Notes on Google's MapReduce and closely similar technologies.


Google's mapreduce algorithm is an implementation of parallel functional programming for associative & commutative operators (functions). This allows things like ultra-fast Expectation Maximization (each E-step of the algorithm can be distributed, the results summed and fed to the M-step) as well as the usual parallelization of database searches ("max" and "sort" are associative & commutative).

MapReduce is a programming model and an associated implementation for processing and generating large data sets. Users specify a map function that processes a key/value pair to generate a set of intermediate key/value pairs, and a reduce function that merges all intermediate values associated with the same intermediate key.

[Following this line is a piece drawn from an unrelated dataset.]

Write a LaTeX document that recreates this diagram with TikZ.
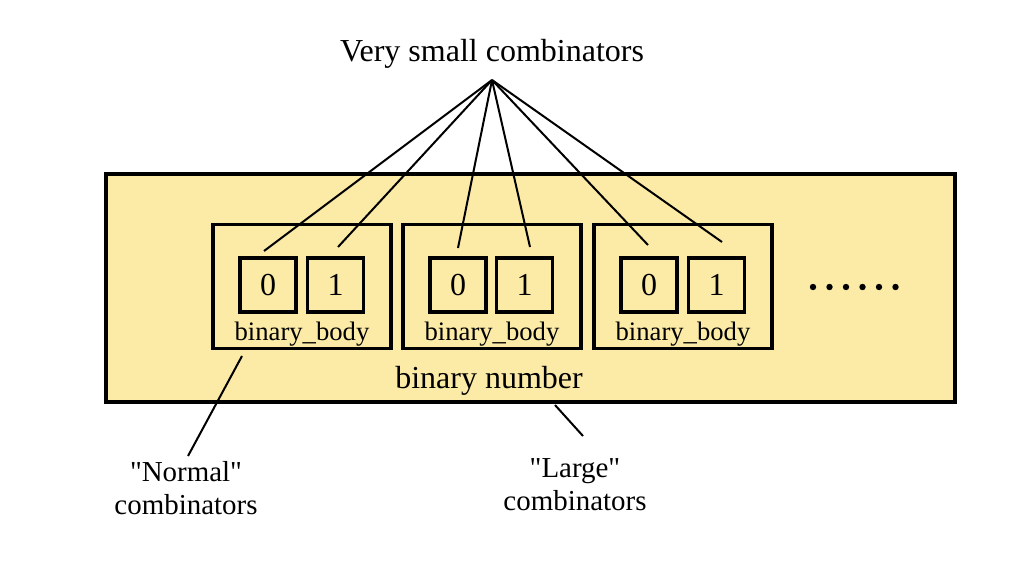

Many real world tasks are expressible in this model, as shown in the paper.

Programs written in this functional style are automatically parallelized and executed on a large cluster of commodity machines. The run-time system takes care of the details of partitioning the input data, scheduling the program's execution across a set of machines, handling machine failures, and managing the required inter-machine communication. This allows programmers without any experience with parallel and distributed systems to easily utilize the resources of a large distributed system.

Our implementation of MapReduce runs on a large cluster of commodity machines and is highly scalable: a typical MapReduce computation processes many terabytes of data on thousands of machines. Programmers find the system easy to use: hundreds of MapReduce programs have been implemented and upwards of one thousand MapReduce jobs are executed on Google's clusters every day... [2004]

See also the Google File System, which is probably important for the successful application of this in many cases.

See also Sawzall, a language built on top of MapReduce, and BigTable, a distributed data storage mechanism.


From the Hadoop! FAQ:

Hadoop is a distributed computing platform written in Java. It incorporates features similar to those of the Google File System and of Map Reduce. For some details, see HadoopMapReduce.

Sequoia @Stanford

Sequoia is a programming language that is designed to facilitate the development of memory hierarchy aware parallel programs that remain portable...

Sequoia is syntactically an extension to C, though the language constructs that Sequoia introduces result in a programming model that is quite different from C...

Sequoia's third iteration construct, mapreduce, is inspired by the reduce operator of functional languages, in which a collection of data is "collapsed" or "reduced" to a single data item. An example of a reduction is summing the numbers of an array: the input is a sequence of numbers, and the output is a single number, into which every number in the array was summed.

A reduction has two components: a collection of data items, and a combiner function which take two inputs, a data element from that collection and a value representing a partial aggregation of data elements, and produces as a single output an updated partial aggregation. In the example of summing the numbers of an array, the combiner function takes a single array element and a running tally as inputs, adds the array element to the running tally and returns it as an updated running tally. Once all the array elements have been processed, the running tally value will be the full sum of the array's elements.

An important property of reductions is that they can be done in parallel, since the order that elements are aggregated isn't important. This assumes that the combiner function is both associative and commutative...